Although he was born in Boston and spent many years in London and Paris, for Ben Franklin, home was in Philadelphia. This is the city where he spent the most time in his life and left the strongest legacy. He left the city of his birth after a quarrel with his brother for whom he had been working as a printer's apprentice. After a brief attempt at finding work in New York, Franklin followed a lead to Philadelphia and ended up working in the print shop of Samuel Keimer. Although he did make a two-year trip to London after his first year in Philadelphia, this was supposed to be a short journey to purchase printing equipment before he was stranded without the line of credit promised to him by the Governor of Pennsylvania. He returned to Philadelphia on a loan from a wealthy Quaker merchant which he worked off within months. Soon after that, Franklin finally got into business for himself with the mutual ownership of a print shop and the purchase of The Pennsylvania Gazette. Things went much better for Franklin after that and within a decade he was the Grand Master of the local Masonic Lodge and had helped establish the first subscription library in the world as well as one of the first volunteer firefighting brigades in the colonies.
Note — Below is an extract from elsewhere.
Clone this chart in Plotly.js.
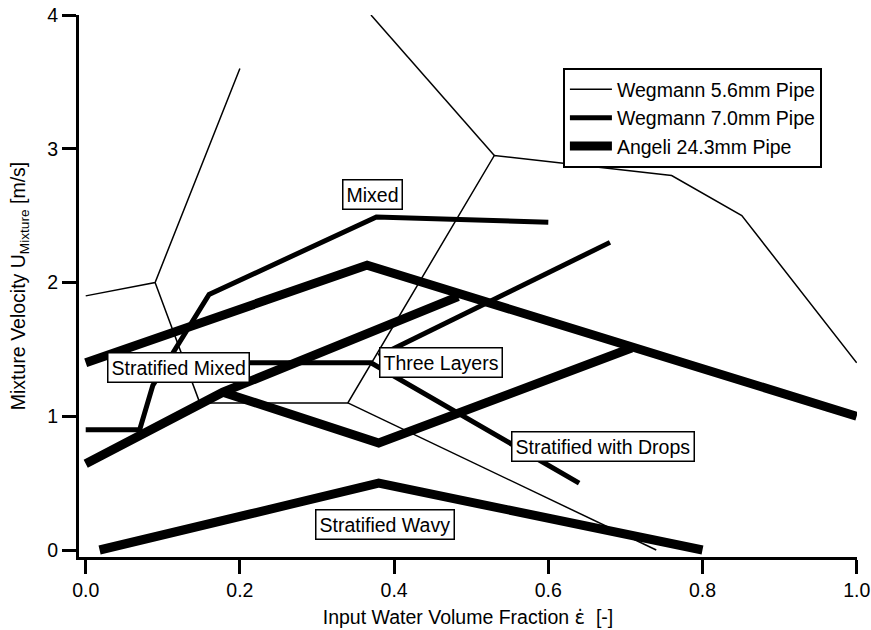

Near Ben Franklin's house in Philadelphia are museums located in his former print shop and the first United States Post Office. Franklin was the first Postmaster-General appointed by the Continental Congress to head the Post Office in 1775. His print shop was the launching pad for not only Gazette but also his famous annual publication of "Poor Richard's Almanack" which was read by thousands of people in America as well as Europe. Franklin also printed publications of his kite-lightning experiment that included instructions for replication and confirmation by other scientists.